A Educare Digital, por sua vez, pediu reconsideração em três notas dadas pela comissão. Em um critério chamado “grau de maturidade da solução proposta”, em que teve conceito inferior ao dado à CRTX, argumentou que teria abrangência de implementação sete vezes maior do que a vencedora, a CRTX. A empresa também ressaltou os custos de cada software: enquanto o dela seria de 1,180 milhão anuais, a plataforma Córtex teve valor inicial de 1,554 milhão no mesmo período.

Todos os recursos foram indeferidos pela mesma banca que avaliou as propostas.
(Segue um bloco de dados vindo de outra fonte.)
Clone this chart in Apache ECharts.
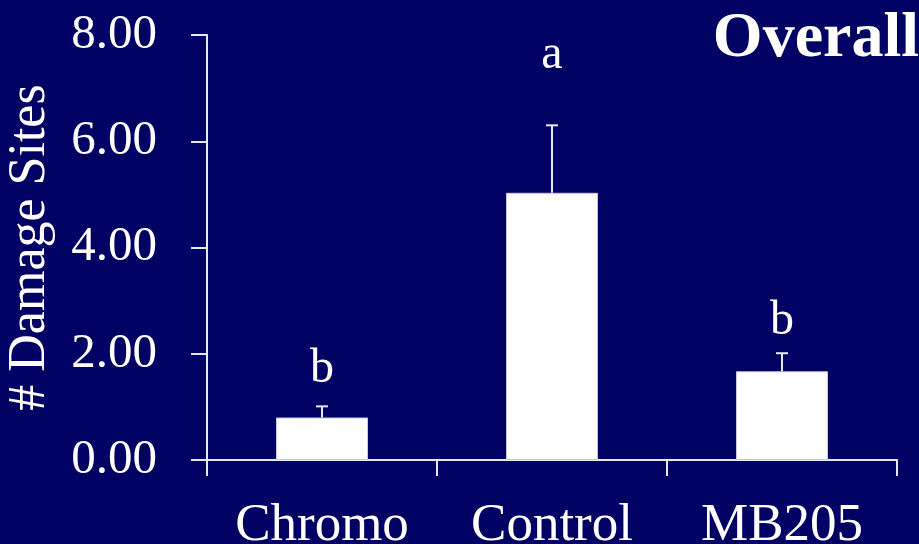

Melo diz que Jorge Gerdau Johannpeter é “padrinho” do processo

Em 26 de julho, a CRTX foi declarada vencedora da licitação. Em 18 de agosto, o Centro Administrativo Municipal sediou uma cerimônia de assinatura de contrato. Estavam presentes o CEO da plataforma, Richard Lucht, a secretária Sônia da Rosa, o prefeito Sebastião Melo e o empresário Jorge Gerdau Johannpeter, entre outras pessoas.

Em outro áudio ao qual a Matinal teve acesso, Melo foi enfático sobre a presença de Gerdau, a quem define como “padrinho desse processo”:

“Sônia, é importante ‘reavisar’ o Dr. Gerdau, ele estava com a data errada, fala com o Richard, ele não pode faltar à assinatura, ele é o padrinho desse processo, tá?”. Sônia da Rosa, Jorge Gerdau Johannpeter e Richard Lucht fazem parte do conselho do grupo Pacto pela Educação, um “movimento colaborativo que tem como objetivo transformar a educação do Rio Grande do Sul e tornar o estado referência na área”, segundo o site institucional.

Desde a contratação, a administração pública municipal despendeu R$ 3.216.250,40 com a CRTX. A vigência do contrato foi prorrogada, em agosto de 2023, quando completou um ano, até agosto de 2024. Até a presente data não houve qualquer publicação nos órgãos oficiais da prefeitura sobre um novo aditivo. 

A reportagem verificou, no entanto, que escolas da rede porto-alegrense seguem utilizando a plataforma normalmente. A prefeitura realizou também um novo pagamento à empresa em 19 de setembro, na ordem de R$ 93,8 mil. 

O contrato teve três fiscais na prefeitura: Mabel Luiza Leal Vieira, Melissa de Oliveira Machado e Paulo Werlang de Oliveira. Mabel chegou a ser presa preventivamente pela Polícia Civil, no âmbito da Operação Capa Dura, que investiga as compras com dispensa de licitação. Mais recentemente, em abril deste ano, a atribuição de fiscalizar o contrato foi passada para uma nova titular, a servidora Aline Rocha Mendes.  

Pouco depois da assinatura do contrato, o Ministério Público de Contas (MPC) solicitou ao Tribunal de Contas do Estado (TCE) uma análise do contrato, para verificar possíveis irregularidades na definição de preços e os critérios para a seleção da Córtex. A representação do TCE foi aberta no dia 14 de setembro de 2022, mas há atualmente um recurso de embargos. 

A reportagem buscou contatos com a coordenação de comunicação social da prefeitura e com a Smed, mas os órgãos não responderam até o fechamento desta reportagem. Tampouco a EduSpace respondeu à Matinal.